Still, Yanukovych, too, made a big mistake, underestimating the popular energy he faced, and also failing to prepare the security forces for the challenge that awaited them in the streets.
It seems Yanukovych was not sure how to manage the crisis. First he thought he would contain the protests, and having failed at that he tried to storm them, declaring a “campaign against terror” – but he failed at that, too. Instead, unrest spread beyond Kiev, and government buildings and police stations were reportedly being seized throughout Ukraine.
The abrupt and unexplained dismissal of chief of staff Volodymyr Zaman and his replacement with an admiral enhanced impressions that Yanukovych is shooting from the hip while officials around him are divided over how to handle the situation.
UKRAINE is important for the world not only as a major grain exporter, but because it lies on the historic fault line between Europe’s original halves: Byzantium and Rome.
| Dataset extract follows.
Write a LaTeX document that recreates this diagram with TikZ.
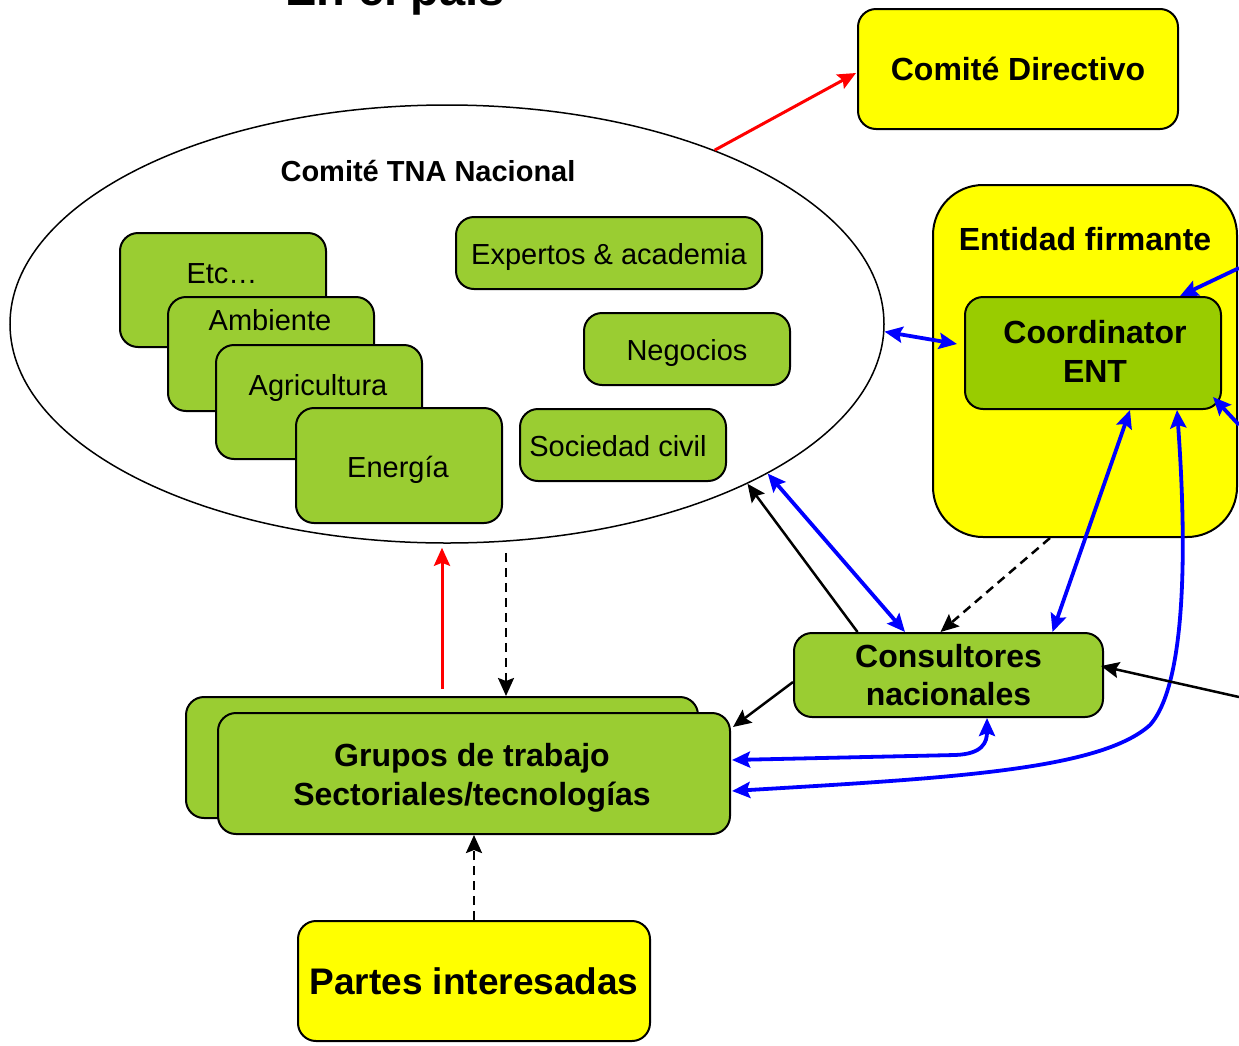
\documentclass[tikz,border=0pt]{standalone}
\usepackage{fontspec}
\setmainfont{Liberation Sans}
\usetikzlibrary{shapes.geometric,arrows.meta,calc}
\definecolor{gfill}{RGB}{154,205,50}
\definecolor{cfill}{RGB}{153,204,0}
\definecolor{yfill}{RGB}{255,255,0}
\definecolor{bl}{RGB}{0,0,255}
\definecolor{rd}{RGB}{255,0,0}
\begin{document}
\begin{tikzpicture}[x=1pt,y=-1pt,
  box/.style={draw, line width=2pt, rounded corners=18pt, inner sep=0pt},
  gbox/.style={box, fill=gfill},
  ybox/.style={box, fill=yfill},
  reg/.style={font=\fontsize{29}{33}\selectfont},
  bld/.style={font=\bfseries\fontsize{32}{38.5}\selectfont, align=center},
  tip/.style={-{Stealth[length=18pt,width=16pt,inset=3pt]}},
  dtip/.style={{Stealth[length=18pt,width=16pt,inset=3pt]}-{Stealth[length=18pt,width=16pt,inset=3pt]}},
  bcon/.style={line width=3.8pt, bl},
  kcon/.style={line width=2.5pt, black},
  rcon/.style={line width=3pt, rd},
  dcon/.style={line width=2.5pt, black, dash pattern=on 9pt off 6pt},
]
\fill[white] (0,0) rectangle (1239,1045);
\useasboundingbox (0,0) rectangle (1239,1045);

% title (cut off at the top, as in the reference)
\node[anchor=base, font=\bfseries\fontsize{47}{50}\selectfont, inner sep=0pt] (title) at (395,5) {En el país};

% Comite Directivo
\node[ybox, minimum width=320pt, minimum height=120pt, font=\bfseries\fontsize{32}{38}\selectfont] (cd) at (1018,69) {Comité Directivo};

% Ellipse
\node[draw, ellipse, line width=1.5pt, minimum width=874pt, minimum height=438pt, inner sep=0pt] (tna) at (447,324) {};
\node[font=\bfseries\fontsize{29}{33}\selectfont] (tnat) at (428,171) {Comité TNA Nacional};

% stacked sector boxes
\node[gbox, minimum width=206pt, minimum height=114pt] (etc) at (223,290) {};
\node[reg] (etct) at (222,274) {Etc…};
\node[gbox, minimum width=206pt, minimum height=114pt] (amb) at (271,354) {};
\node[reg] (ambt) at (270,320) {Ambiente};
\node[gbox, minimum width=206pt, minimum height=114pt] (agr) at (319,402) {};
\node[reg] (agrt) at (318,388) {Agricultura};
\node[gbox, minimum width=206pt, minimum height=115pt] (ene) at (399,465.5) {};
\node[reg] (enet) at (398,470) {Energía};

\node[gbox, minimum width=306pt, minimum height=72pt] (exp) at (609,253) {};
\node[reg] (expt) at (609,257) {Expertos \& academia};
\node[gbox, minimum width=206pt, minimum height=72pt] (neg) at (687,349) {};
\node[reg] (negt) at (687,353) {Negocios};
\node[gbox, minimum width=206pt, minimum height=72pt] (soc) at (623,445) {};
\node[reg] (soct) at (618,446) {Sociedad civil};

% Entidad firmante
\node[ybox, rounded corners=50pt, minimum width=304pt, minimum height=352pt] (ef) at (1085,361) {};
\node[font=\bfseries\fontsize{32}{38}\selectfont] (eft) at (1085,239) {Entidad firmante};
\node[box, fill=cfill, minimum width=256pt, minimum height=112pt] (coord) at (1093,353) {};
\node[bld] (coordt) at (1095,351.5) {Coordinator\\ENT};

% Consultores
\node[gbox, bld, minimum width=309pt, minimum height=84pt] (cons) at (948.5,675) {Consultores\\nacionales};

% Grupos
\node[gbox, minimum width=512pt, minimum height=121pt] (gb) at (442,757.5) {};
\node[gbox, minimum width=512pt, minimum height=121pt] (gf) at (474,773.5) {};
\node[bld] (gft) at (472,778) {Grupos de trabajo\\Sectoriales/tecnologías};

% Partes interesadas
\node[ybox, minimum width=352pt, minimum height=120pt, font=\bfseries\fontsize{37}{42}\selectfont] (pi) at (474,981) {Partes interesadas};

% free ends at the right edge
\coordinate (rA) at (1239,268);
\coordinate (rB) at (1239,425);
\coordinate (rC) at (1239,697);

% connectors
\draw[rcon,tip] (tna.33.5) -- ($(cd.west)+(-1,4)$);
\draw[bcon,dtip] (tna.-1) -- ($(coord.west)+(-7,-9)$);
\draw[bcon,tip] (rA) -- ([xshift=87pt]coord.north);
\draw[bcon,tip] (rB) -- ($(coord.south east)+(-9,-13)$);
\draw[bcon,dtip] ($(coord.south)+(37,0)$) -- ($(cons.north)+(104,0)$);
\draw[bcon,dtip] ($(gf.east)+(1,17.5)$) .. controls (950,778) and (1100,770) .. (1150,725) .. controls (1190,680) and (1185,520) .. ($(coord.south)+(84,0)$);
\draw[bcon,dtip] ($(gf.east)+(1,-13.5)$) -- (955,755) .. controls (983,754) and (987,742) .. ($(cons.south)+(38.5,0)$);
\draw[kcon,tip] (rC) -- ($(cons.east)+(-3,-9)$);
\draw[kcon,tip] ($(cons.west)+(0,7)$) -- ($(gf.north east)+(2,15)$);
\draw[kcon,tip] ($(cons.north)+(-91,0)$) -- (tna.-28.5);
\draw[bcon,dtip] (tna.-25.4) -- ($(cons.north)+(-43.5,0)$);
\draw[dcon,tip] ($(ef.south)+(-35,0)$) -- ($(cons.north)+(-8,0)$);
\draw[rcon,tip,shorten <=7pt,shorten >=4pt] (gb.north) -- (tna.south -| gb.north);
\draw[dcon,tip,shorten <=9pt] ($(tna.south)+(59,0)$) -- ($(gb.north)+(64,0)$);
\draw[dcon,tip] (pi.north) -- (gf.south);
\end{tikzpicture}
\end{document}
Few noticed it, but this week’s calls in the EU to sanction the Ukrainian government were opposed by three lesser members: Bulgaria, Romania and Greece. All three have little in common, hailing from different families of nations, speaking different languages and even using three different alphabets. They do, however, share the geopolitical heritage that places them on the other side of Europe’s ancient divide.
That is certainly how the Ukrainian crisis is seen through Putin’s prism. Brussels and Washington see the Ukrainian crisis as a clash of freedom and despotism, but to Putin it is a German-led and American-backed attack on a realm that naturally belongs in the Russian sphere. That is why Western sanctions against Ukrainian leaders cannot be effective, as Moscow will send Kiev billions if that is what its geopolitical priorities will require.
It has now been nearly a quarter of a century since the East Bloc’s dissolution, and the emerging picture is clear: the old East-West divide has not vanished, it only moved.
The political earthquakes every several years fall somewhere along the old-new, East-West fault line.
What began in 1991 with a war between German-backed, Catholic Croatia and Russian-backed, Orthodox Serbia, then traveled to the latter’s loss of German-backed Bosnia and Kosovo, and in 2008 arrived at American-backed Georgia, which sought to join NATO only to be invaded by Russia.
The Middle East, by the way, is an extension of all this, as Putin feels he was robbed of Libya, and is now fighting to protect his holding in Syria while cultivating a defection in Egypt.
Seen this way, Ukraine’s crisis is far from over, and may well linger and deteriorate. The land where millions were slain 75 years ago is once again bleeding, and the end of its agonies seems nowhere in sight.
On the margins of this drama, it should be noted that there are some 70,000 Jews in Ukraine. Chances grew this week that a good portion of them will ultimately arrive here.